Contract hires are gradually forming a larger proportion of a company's workforce, with nearly 68 per cent of local firms saying contractors are part of their staff headcount, a new survey has found.
Findings of the Michael Page 2017 Asia Salary & Employment Outlook stated that four in five Singapore companies are planning to maintain or increase contract hires this year. This is a continuing trend in the current employment market, it said.
Specialist professionals are securing temporary hire to work on freelance "gigs" or projects because of job flexibility as well as learning and development opportunities, the study said, where projects last anywhere between three months and 12 months, depending on the role.
Banking operations are dominant among contract hires, with 52 per cent of opportunities coming from that sector. Positions in the technology and business support sectors are in second place with 41 per cent of opportunities, according to the study.
Companies are also recognising the value of hiring contract workers, according to the study which included the participation of nearly 450 employers in Singapore.
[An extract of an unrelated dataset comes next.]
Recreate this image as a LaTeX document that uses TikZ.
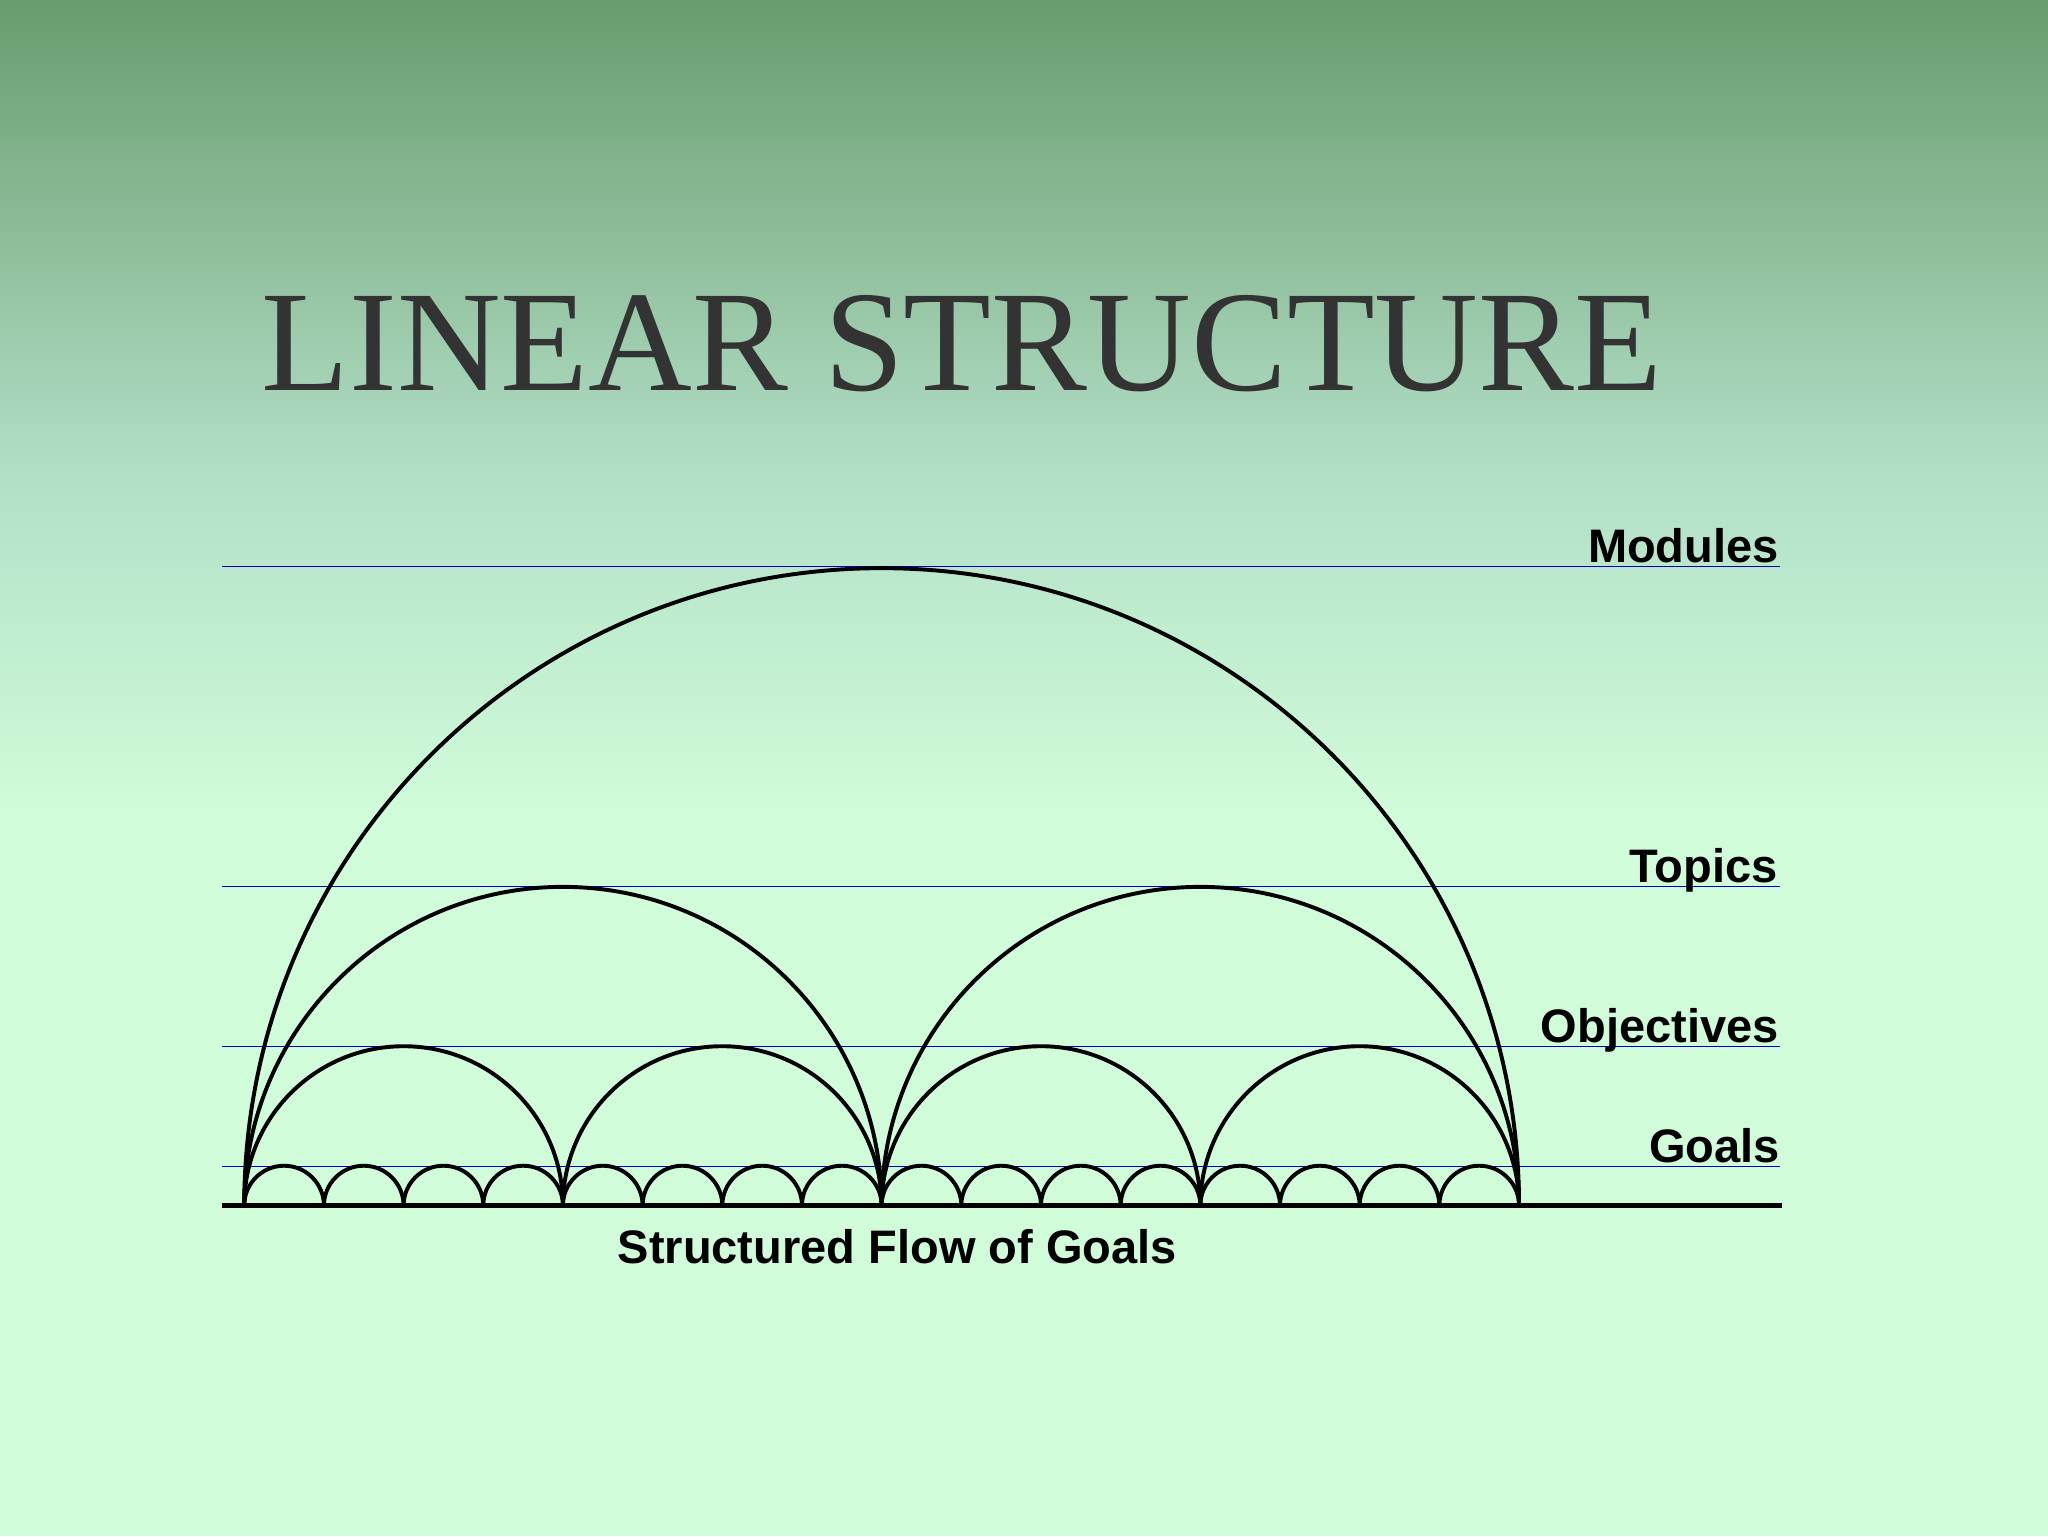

"We have observed companies adopting strategies such as annual leave, medical benefits and completion bonuses to engage the professional contracting workforce," said Mr Anthony Thompson, regional managing director at Michael Page.
He observed that demand for specialist short-term hires is high in industries with acute shortage of talent, like the digital and technology sectors.
"These qualified professionals are often hired to plan, implement and execute specific projects based on the business direction of the organisation," Mr Thompson said.
Acceptance of contract work is also gaining ground in Hong Kong, the study said.
Nearly 85 per cent of employers surveyed in Hong Kong and Singapore were planning to increase and retain contractors in the next 12 months. Companies now have a ready pool of candidates, including experienced and qualified mid- to senior-level managers to choose from as more professionals warm up to the idea of contract work, the study said.